Scientific classification
- Kingdom: Animalia
- Phylum: Chordata
- Class: Aves
- Order: Passeriformes
- Family: Viduidae
- Genus: Vidua
- Species: V. orientalis
- Binomial name: Vidua orientalis Heuglin, 1870

= Sahel paradise whydah =

- Genus: Vidua
- Species: orientalis
- Authority: Heuglin, 1870
- Conservation status: LC

Species of bird

The Sahel paradise whydah, or northern paradise whydah (Vidua orientalis) is a small songbird in the passerine family Viduidae.

==Taxonomy==
Vidua orientalis has in the past sometimes been considered a subspecies of eastern paradise whydah, Vidua paradisea, since both birds parasitise the green-winged pytilia Pytilia melba, a common species of waxbill. However, the pytilia has two subspecies, nominate P. m. melba and P. m. citerior, which are sometimes treated as separate species; the ranges of these two subspecies correspond well to those of V. paradisea and V. orientalis, respectively.

==Subspecies==
Two subspecies are accepted:
- Vidua orientalis orientalis, occurring from northern Cameroon to southern Chad, northwestern Ethiopia, and Eritrea.
- Vidua orientalis aucupum, occurring from southern Mauritania, Senegal, and Gambia to northwestern Nigeria.

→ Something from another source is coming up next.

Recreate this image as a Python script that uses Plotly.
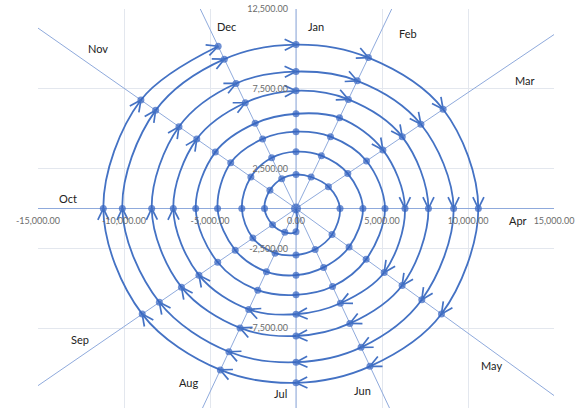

==Distribution and habitat==
Vidua orientalis is a resident breeding bird in the Sahel region of north tropical Africa. It lives in open acacia savannah with scattered trees.

==Description==
The females are 13–14 cm long, tawny above with narrow mantle streaking; in females a dark line extends behind the eye. When in non-breeding plumage, the males are similar to the females; juveniles are also similar to adult females. The males in breeding plumage have black back and wings, with a rufous breast and pale belly; the head is black, with a pale nape; this is straw-yellow in the nominate eastern subspecies V. o. orientalis, and chestnut-toned like the breast in the western subspecies V. o. aucupum. The feet and the bill are dark grey. The dual-length ornamental tail feathers are black. These tail feathers have a width of 24–32 mm and give breeding season males a full length of 30–31 cm.

==Biology and behaviour==
The Sahel paradise whydah does not build its own nests, but parasitises the green-winged pytilia Pytilia melba. Like other whydahs, it does not destroy the host's eggs, but they deposit their own eggs in the nests of their hosts, adding them to those already present. As in other whydah species, the songs of the males mimic the song of their hosts. These birds do not form monogamous pairs, but males will breed with many females. In a breeding season females may lay about 22 eggs, that hatch after 12–13 days of incubation. The diet consists of seeds and grain.